● **WORKING DATA**:
* Begin *

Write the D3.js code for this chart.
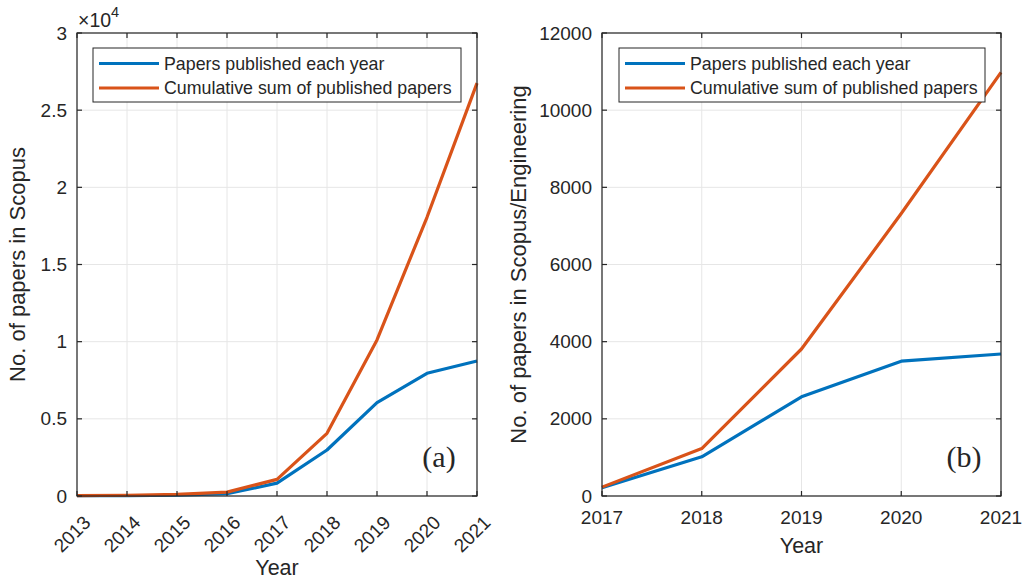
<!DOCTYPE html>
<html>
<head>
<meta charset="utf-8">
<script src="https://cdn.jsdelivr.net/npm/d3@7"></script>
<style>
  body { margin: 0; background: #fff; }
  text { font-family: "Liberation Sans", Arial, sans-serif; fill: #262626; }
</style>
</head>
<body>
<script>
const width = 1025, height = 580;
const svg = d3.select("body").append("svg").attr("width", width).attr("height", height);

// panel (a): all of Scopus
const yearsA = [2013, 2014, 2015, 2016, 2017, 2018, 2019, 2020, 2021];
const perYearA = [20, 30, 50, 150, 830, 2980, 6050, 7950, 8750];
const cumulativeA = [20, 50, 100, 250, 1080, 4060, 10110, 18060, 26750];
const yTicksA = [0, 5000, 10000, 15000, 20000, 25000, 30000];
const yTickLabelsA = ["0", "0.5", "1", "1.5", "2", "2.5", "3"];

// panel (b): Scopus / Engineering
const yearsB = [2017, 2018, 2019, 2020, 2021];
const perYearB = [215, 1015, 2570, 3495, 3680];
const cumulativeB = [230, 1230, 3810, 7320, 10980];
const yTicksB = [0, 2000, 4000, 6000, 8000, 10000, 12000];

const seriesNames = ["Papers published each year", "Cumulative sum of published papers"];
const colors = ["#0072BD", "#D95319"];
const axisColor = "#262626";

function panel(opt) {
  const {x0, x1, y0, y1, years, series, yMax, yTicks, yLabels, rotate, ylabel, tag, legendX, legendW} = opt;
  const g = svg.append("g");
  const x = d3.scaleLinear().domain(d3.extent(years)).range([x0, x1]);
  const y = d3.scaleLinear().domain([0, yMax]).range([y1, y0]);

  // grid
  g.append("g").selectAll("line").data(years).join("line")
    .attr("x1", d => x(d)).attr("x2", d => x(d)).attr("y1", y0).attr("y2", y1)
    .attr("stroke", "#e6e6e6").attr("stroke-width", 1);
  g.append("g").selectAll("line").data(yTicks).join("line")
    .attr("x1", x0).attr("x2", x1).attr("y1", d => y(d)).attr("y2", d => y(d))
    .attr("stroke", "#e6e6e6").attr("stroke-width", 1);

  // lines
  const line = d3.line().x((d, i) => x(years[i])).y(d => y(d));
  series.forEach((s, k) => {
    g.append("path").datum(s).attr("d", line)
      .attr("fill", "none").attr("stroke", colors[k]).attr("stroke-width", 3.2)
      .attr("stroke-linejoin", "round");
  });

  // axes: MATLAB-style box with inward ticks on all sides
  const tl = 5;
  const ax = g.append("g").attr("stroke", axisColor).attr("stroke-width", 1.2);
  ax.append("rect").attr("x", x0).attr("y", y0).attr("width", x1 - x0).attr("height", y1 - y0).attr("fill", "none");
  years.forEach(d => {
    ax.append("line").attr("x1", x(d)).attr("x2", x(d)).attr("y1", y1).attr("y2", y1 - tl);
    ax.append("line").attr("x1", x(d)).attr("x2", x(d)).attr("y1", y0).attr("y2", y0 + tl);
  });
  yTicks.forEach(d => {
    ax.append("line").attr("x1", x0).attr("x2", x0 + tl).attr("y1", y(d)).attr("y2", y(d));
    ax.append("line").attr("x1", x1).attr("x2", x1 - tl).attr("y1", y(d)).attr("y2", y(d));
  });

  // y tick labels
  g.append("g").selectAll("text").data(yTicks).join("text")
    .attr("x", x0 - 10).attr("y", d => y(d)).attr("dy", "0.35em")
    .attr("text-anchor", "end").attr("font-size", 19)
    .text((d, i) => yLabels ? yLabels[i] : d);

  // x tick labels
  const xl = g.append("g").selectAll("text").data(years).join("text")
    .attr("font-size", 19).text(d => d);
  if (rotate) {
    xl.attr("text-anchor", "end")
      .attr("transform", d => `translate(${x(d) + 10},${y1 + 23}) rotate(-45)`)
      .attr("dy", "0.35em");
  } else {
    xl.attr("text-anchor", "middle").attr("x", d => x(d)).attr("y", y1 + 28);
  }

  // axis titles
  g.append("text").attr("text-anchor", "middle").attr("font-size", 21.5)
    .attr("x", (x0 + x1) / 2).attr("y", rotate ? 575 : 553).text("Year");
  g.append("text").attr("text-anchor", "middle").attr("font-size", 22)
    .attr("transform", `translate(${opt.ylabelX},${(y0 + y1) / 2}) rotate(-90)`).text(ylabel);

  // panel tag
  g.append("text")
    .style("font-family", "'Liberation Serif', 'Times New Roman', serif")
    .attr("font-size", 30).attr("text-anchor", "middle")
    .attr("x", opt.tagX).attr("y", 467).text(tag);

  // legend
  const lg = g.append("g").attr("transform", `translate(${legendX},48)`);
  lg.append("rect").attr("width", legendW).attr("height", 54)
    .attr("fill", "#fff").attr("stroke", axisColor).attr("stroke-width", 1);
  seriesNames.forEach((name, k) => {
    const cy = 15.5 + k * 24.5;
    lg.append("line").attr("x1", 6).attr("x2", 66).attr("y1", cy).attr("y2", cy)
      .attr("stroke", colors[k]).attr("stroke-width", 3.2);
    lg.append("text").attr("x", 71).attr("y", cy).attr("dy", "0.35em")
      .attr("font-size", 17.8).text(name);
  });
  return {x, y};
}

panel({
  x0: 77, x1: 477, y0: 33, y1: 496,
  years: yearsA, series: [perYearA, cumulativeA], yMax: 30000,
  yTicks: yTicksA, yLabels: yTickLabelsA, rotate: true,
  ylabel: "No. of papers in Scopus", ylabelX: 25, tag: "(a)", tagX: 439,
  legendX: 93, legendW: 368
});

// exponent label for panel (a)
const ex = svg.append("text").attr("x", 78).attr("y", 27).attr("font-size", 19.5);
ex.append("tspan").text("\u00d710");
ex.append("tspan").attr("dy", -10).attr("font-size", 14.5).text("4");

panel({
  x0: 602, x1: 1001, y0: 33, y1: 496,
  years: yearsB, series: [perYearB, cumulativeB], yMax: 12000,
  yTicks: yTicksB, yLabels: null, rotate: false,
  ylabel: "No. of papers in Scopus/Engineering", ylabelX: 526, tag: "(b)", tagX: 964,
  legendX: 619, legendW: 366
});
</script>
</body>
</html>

* End *
* Begin *

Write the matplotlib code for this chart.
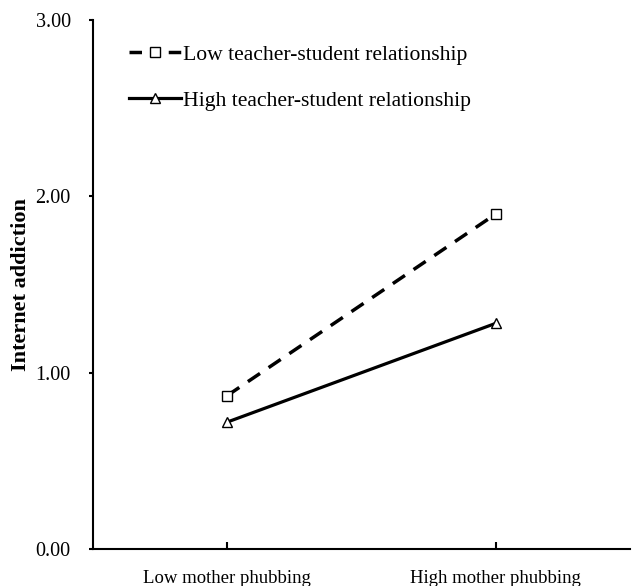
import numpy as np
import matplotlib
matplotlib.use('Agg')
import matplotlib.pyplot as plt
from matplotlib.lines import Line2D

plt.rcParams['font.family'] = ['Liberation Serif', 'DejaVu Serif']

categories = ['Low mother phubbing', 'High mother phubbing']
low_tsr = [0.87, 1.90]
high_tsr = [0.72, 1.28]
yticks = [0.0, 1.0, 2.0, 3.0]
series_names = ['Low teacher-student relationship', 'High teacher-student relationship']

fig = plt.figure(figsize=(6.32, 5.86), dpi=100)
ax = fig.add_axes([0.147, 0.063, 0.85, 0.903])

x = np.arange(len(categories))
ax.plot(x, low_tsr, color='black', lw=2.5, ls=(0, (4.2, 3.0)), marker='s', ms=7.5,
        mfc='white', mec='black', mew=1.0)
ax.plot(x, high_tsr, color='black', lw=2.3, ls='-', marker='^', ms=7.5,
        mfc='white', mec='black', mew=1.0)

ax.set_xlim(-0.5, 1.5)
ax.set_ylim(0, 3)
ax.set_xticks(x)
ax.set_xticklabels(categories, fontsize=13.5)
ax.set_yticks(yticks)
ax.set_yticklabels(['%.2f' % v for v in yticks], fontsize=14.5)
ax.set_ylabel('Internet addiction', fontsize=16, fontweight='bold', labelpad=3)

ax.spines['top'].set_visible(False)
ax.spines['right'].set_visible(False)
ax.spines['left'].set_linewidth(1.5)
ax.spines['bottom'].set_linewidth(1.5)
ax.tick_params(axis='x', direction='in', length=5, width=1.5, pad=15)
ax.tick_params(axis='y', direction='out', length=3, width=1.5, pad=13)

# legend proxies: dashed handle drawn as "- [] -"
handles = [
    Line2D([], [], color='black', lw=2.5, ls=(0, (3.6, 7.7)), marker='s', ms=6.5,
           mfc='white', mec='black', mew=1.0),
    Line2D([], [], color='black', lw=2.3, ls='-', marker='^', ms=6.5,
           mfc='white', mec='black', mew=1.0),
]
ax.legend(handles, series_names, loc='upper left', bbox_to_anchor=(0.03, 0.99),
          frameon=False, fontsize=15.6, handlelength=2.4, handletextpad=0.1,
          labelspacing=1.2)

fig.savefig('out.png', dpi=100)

* End *
* Begin *

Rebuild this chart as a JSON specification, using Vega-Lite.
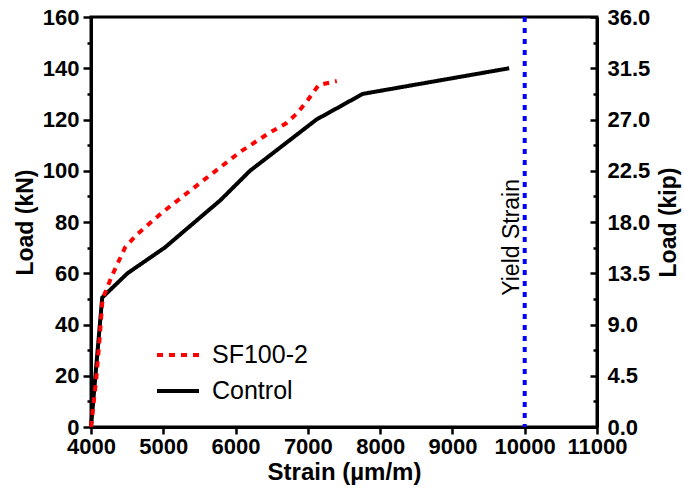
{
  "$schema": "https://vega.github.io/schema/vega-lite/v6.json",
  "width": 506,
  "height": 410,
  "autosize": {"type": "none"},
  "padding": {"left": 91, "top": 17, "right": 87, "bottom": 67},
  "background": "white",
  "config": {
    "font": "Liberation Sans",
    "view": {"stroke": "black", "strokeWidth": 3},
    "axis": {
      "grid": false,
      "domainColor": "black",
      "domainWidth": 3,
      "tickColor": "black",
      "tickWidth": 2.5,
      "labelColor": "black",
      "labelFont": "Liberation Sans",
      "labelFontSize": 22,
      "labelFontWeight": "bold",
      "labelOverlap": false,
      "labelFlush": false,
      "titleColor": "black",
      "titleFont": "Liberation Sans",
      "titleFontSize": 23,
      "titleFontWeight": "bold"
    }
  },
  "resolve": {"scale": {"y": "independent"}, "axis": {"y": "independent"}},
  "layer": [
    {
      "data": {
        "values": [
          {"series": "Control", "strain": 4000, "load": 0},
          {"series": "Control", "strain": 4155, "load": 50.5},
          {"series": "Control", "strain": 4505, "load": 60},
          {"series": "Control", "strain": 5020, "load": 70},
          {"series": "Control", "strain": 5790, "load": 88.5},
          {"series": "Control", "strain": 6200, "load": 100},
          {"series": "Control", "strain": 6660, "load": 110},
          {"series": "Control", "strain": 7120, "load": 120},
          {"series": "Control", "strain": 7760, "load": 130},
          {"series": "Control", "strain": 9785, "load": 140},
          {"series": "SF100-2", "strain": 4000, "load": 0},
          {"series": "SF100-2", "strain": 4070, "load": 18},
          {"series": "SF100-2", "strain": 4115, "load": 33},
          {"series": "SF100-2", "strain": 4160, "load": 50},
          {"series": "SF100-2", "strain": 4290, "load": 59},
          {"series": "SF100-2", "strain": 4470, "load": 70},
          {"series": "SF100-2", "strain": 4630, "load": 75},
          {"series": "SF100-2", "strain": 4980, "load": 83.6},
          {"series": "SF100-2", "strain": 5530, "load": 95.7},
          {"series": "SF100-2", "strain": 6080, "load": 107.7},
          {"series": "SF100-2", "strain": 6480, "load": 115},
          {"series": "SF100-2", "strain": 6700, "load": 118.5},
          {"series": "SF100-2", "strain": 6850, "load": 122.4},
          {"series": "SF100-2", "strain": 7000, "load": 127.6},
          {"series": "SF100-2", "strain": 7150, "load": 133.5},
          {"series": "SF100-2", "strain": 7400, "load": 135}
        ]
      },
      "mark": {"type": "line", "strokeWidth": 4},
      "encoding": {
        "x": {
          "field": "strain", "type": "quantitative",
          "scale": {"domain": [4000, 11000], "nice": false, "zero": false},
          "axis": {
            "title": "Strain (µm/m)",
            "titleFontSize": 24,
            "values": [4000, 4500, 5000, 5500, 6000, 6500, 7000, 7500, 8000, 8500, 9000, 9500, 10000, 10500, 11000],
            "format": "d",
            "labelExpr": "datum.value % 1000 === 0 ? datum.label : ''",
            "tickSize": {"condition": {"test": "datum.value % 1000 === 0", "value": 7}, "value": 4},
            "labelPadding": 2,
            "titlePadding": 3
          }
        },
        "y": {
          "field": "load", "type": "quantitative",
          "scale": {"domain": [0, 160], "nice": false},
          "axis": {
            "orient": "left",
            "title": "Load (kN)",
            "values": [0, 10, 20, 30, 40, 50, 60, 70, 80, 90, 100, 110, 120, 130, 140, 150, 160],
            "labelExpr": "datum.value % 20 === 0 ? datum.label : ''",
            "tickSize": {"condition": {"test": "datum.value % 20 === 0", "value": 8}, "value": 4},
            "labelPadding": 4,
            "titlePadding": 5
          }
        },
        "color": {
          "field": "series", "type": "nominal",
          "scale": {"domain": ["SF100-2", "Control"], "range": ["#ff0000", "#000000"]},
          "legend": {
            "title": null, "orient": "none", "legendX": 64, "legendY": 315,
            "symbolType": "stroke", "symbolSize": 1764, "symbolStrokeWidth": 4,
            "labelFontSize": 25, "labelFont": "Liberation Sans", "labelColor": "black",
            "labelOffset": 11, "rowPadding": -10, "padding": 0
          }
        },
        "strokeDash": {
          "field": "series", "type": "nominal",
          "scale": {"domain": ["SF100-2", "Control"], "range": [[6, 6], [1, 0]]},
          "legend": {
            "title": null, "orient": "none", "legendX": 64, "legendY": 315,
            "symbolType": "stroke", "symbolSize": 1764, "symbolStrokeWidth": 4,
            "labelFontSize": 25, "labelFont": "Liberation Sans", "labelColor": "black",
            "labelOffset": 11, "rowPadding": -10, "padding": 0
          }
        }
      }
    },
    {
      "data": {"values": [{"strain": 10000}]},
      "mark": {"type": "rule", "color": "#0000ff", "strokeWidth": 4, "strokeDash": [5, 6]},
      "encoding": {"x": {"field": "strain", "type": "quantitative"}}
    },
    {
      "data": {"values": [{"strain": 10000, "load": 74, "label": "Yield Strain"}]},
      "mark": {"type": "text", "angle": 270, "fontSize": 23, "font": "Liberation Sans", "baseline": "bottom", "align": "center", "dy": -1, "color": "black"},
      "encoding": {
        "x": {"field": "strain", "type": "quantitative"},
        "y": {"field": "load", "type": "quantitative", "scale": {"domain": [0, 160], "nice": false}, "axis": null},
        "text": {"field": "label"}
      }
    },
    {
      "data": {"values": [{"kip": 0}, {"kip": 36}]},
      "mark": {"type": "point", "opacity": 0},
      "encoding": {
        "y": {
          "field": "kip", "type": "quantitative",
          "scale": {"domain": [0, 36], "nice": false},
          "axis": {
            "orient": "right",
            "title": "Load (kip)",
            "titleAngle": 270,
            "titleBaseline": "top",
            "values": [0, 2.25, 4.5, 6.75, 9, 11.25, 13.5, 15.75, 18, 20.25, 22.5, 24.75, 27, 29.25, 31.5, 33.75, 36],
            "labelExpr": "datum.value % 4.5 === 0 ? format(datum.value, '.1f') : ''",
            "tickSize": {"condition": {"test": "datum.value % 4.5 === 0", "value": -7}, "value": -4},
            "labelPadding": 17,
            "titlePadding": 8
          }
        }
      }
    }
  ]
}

* End *

● **DIRECTION**: Copy exactly, and copy only, the lines from the one with "Write the matplotlib code for this chart." to the one with "fig.savefig('out.png', dpi=100)", ends included. Pictures are not part of the copy.

● **RESULT OF THE TASK**:
Write the matplotlib code for this chart.
import numpy as np
import matplotlib
matplotlib.use('Agg')
import matplotlib.pyplot as plt
from matplotlib.lines import Line2D

plt.rcParams['font.family'] = ['Liberation Serif', 'DejaVu Serif']

categories = ['Low mother phubbing', 'High mother phubbing']
low_tsr = [0.87, 1.90]
high_tsr = [0.72, 1.28]
yticks = [0.0, 1.0, 2.0, 3.0]
series_names = ['Low teacher-student relationship', 'High teacher-student relationship']

fig = plt.figure(figsize=(6.32, 5.86), dpi=100)
ax = fig.add_axes([0.147, 0.063, 0.85, 0.903])

x = np.arange(len(categories))
ax.plot(x, low_tsr, color='black', lw=2.5, ls=(0, (4.2, 3.0)), marker='s', ms=7.5,
        mfc='white', mec='black', mew=1.0)
ax.plot(x, high_tsr, color='black', lw=2.3, ls='-', marker='^', ms=7.5,
        mfc='white', mec='black', mew=1.0)

ax.set_xlim(-0.5, 1.5)
ax.set_ylim(0, 3)
ax.set_xticks(x)
ax.set_xticklabels(categories, fontsize=13.5)
ax.set_yticks(yticks)
ax.set_yticklabels(['%.2f' % v for v in yticks], fontsize=14.5)
ax.set_ylabel('Internet addiction', fontsize=16, fontweight='bold', labelpad=3)

ax.spines['top'].set_visible(False)
ax.spines['right'].set_visible(False)
ax.spines['left'].set_linewidth(1.5)
ax.spines['bottom'].set_linewidth(1.5)
ax.tick_params(axis='x', direction='in', length=5, width=1.5, pad=15)
ax.tick_params(axis='y', direction='out', length=3, width=1.5, pad=13)

# legend proxies: dashed handle drawn as "- [] -"
handles = [
    Line2D([], [], color='black', lw=2.5, ls=(0, (3.6, 7.7)), marker='s', ms=6.5,
           mfc='white', mec='black', mew=1.0),
    Line2D([], [], color='black', lw=2.3, ls='-', marker='^', ms=6.5,
           mfc='white', mec='black', mew=1.0),
]
ax.legend(handles, series_names, loc='upper left', bbox_to_anchor=(0.03, 0.99),
          frameon=False, fontsize=15.6, handlelength=2.4, handletextpad=0.1,
          labelspacing=1.2)

fig.savefig('out.png', dpi=100)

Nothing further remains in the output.